Earlier this year, Twitter released “Promote Mode,” an “always on” paid social subscription service. For $ 99 a month, Twitter will automatically promote a select number of tweets each day to a pre-set target audience. Promote Mode targeting is more limited than traditional Twitter Ad campaigns. Currently, users can only target up to “five interests, metro locations or regions within your selected country.”
The move follows suit with other social platforms that already have “set it and forget it” options as an alternative to their traditional ad platforms. Facebook offers a similar subscription auto-promote program for their pages. Facebook’s model is more complex, allowing users to target for brand awareness, local awareness or website clicks, at a set budget that starts at a minimum $ 35 a month. 

But does it work? 

As we’ve said before, relying only on a “set it and forget it” strategy comes with its own set of issues. These programs rely on default settings, with limited options to improve and optimize campaigns. While brand awareness and engagement can be beneficial for smaller brands looking to increase visibility, these metrics are often the ones that are least tied to conversion. 
“For a while, people thought social media was all about engagement,” Brittany Richter, VP Head of Social Media at iProspect, said. “I think it’s about taking a step back and saying ‘let’s not think about social for social, let’s think about social for business objectives.’”

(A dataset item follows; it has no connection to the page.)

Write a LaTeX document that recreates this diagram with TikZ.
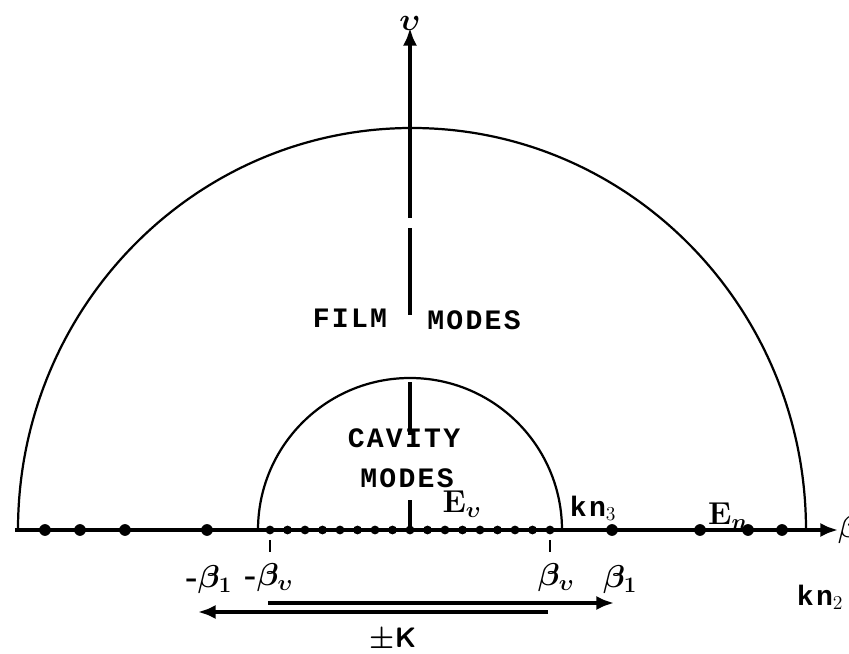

Historically, social advertising began as an outlet primarily focused on brand awareness and engagement. However, as more sophisticated technologies emerged that allowed brands accurately to track and tie social campaigns to ROI, the need for more comprehensive strategies became more pressimg, with the space becoming more crowded – and costly. 

“Over the past couple of years, we’ve seen paid social grow tremendously in terms of the amount of spend our clients are putting in, and that’s because the platforms are creating products that actually create ROI,” Richter said. 

Why optimization matters 

Paid social campaigns need TLC to truly be successful. That mean’s constant evaluation, re-evaluation, tracking and optimization to fine-tune targeting and communication with the right audiences.

“There’s been a tremendous amount of change – there’s updates that happen every single day – and it’s getting very complicated, but very sophisticated,” Richter said. 

Simply put – what’s working now may not work as well a month from now, and paying a set monthly fee may not always deliver the best exposure or opportunity as adjusting your bidding strategy could provide. There’s also other factors, like content fatigue and seasonal campaign needs that become exhausted or need regular refreshing in order to stay relevant. 

“It’s a lot different to set up a campaign for awareness or perception, than one to drive sales,” Richter said. 

When thinking about ROI driven social strategy, Richter suggests starting with the basics: 

  • Identify brand challenges 
  • Outline goals and metrics for ROI 
  • Select target audience 
  • Identify the right social platforms and content for campaign 
  • Outline budgets for bidding 

And then there’s content 

As content delivery becomes more sophisticated, brands also need to consider the types of ads they’re producing. As Facebook moves to expand their AR capabilities into 2018, and video continues to dominate as one of the top mediums for engagement, brands need continuously  to adapt to changing environments in order to remain competitive.

“The content has to be right. When we first see things launch, we see brands try to jump on opportunities, but aren’t willing to create or tweak their content to fit these new opportunities – and it doesn’t work,” Richter said. 

The bottom line 

When it comes to evaluating the right paid social strategy, it really comes down to brand goals. Auto-promotion may be beneficial for smaller brands with more limited budgets simply looking to get their name out there. However, these campaigns need sophisticated targeting, strong content, regular evaluation and optimization to really become a source of revenue.